“Some faculty feel alienated from the system,” said Chairwoman of the Faculty Council Jan Boxill, who is charged with forming a task force to conduct the review.
“They report (violations) but don’t really have a connection with it. It’s just something they have to do,” Boxill said, adding that the task force will likely be formed in mid-September.
Review preceded football
In October, the Honor Court found McAdoo guilty of one count of academic fraud — receiving help with a works cited page from tutor Jennifer Wiley on a paper that was later found to be largely plagiarized.
The revelation lent widespread publicity to the Honor Court, which was already being examined on a smaller scale.
“It isn’t like the McAdoo case now all of a sudden said, ‘What’s wrong with our Honor Court?’ It just raised awareness for everybody,” Boxill said.
A University committee was formed in 2009 to evaluate a survey of the faculty regarding satisfaction with Honor Court cases.
The survey revealed that more than 70 percent of faculty support the student-run nature of the Honor Court, but nearly a third don’t.
Jay Smith, head of the committee, said there is “complete consensus” among its members that there is a high level of general ignorance among faculty about the system, particularly its handling of plagiarism.
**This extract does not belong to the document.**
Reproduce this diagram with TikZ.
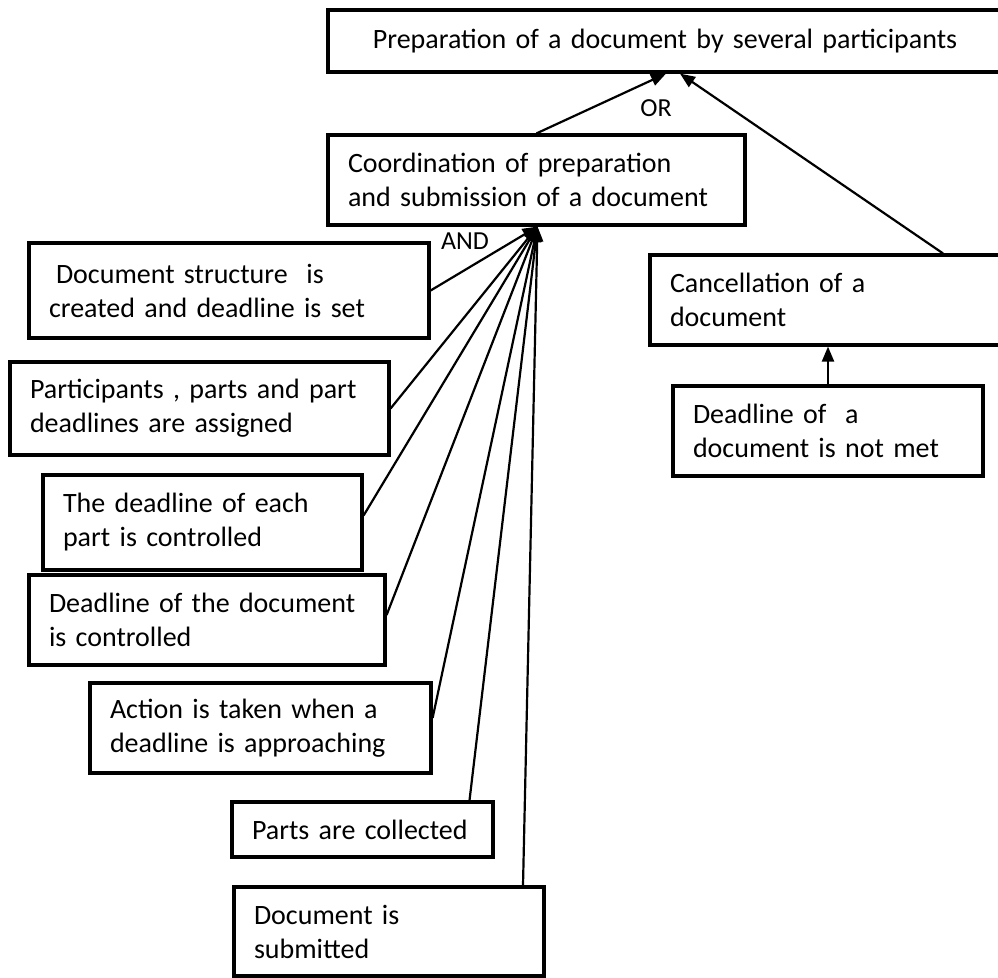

Student Attorney General Jon McCay said this perception is exaggerated, but that the members’ inability to discuss specific cases is partially responsible.
“We operate under the University’s interpretation of (the Family Educational Rights and Privacy Act) and there’s nothing we can do about that,” he said. “What we can do is be clear and concise about how the process works.”
Reconsidering faculty’s role
To help mend the relationship between faculty and the honor system, officials favor instituting a measure outlined by the Instrument of Student Judicial Governance: a faculty advisory committee.
The committee’s five members would advise on cases but also communicate faculty concerns about the system.
The University of Virginia’s Honor Committee features a faculty advisory committee similar to the one being discussed for UNC.
The committee is a public forum open to all faculty who have concerns, but is generally made up of about 10 professors well-versed on the honor system’s history, said Ann Marie McKenzie, chairwoman of the Honor Committee.
McKenzie said the committee’s assistance is invaluable.
“It would be hard to function without a place to get some outside feedback,” she said.
But the problems of disgruntled faculty still persist even with an outlet for their input, McKenzie added.
“If you get a case that is a not guilty verdict and the reporter is a professor, naturally they’re going to feel disenchanted with the system,” she said.
To help address plagiarism — the Honor Court’s single most persistent charge — Boxill is exploring the feasibility of using Turnitin, a plagiarism-detecting software, across campus.
The program, which scans academic papers for sections common to other works, would ease faculty’s workload, Boxill said.
She added that the implementation would cover all of campus.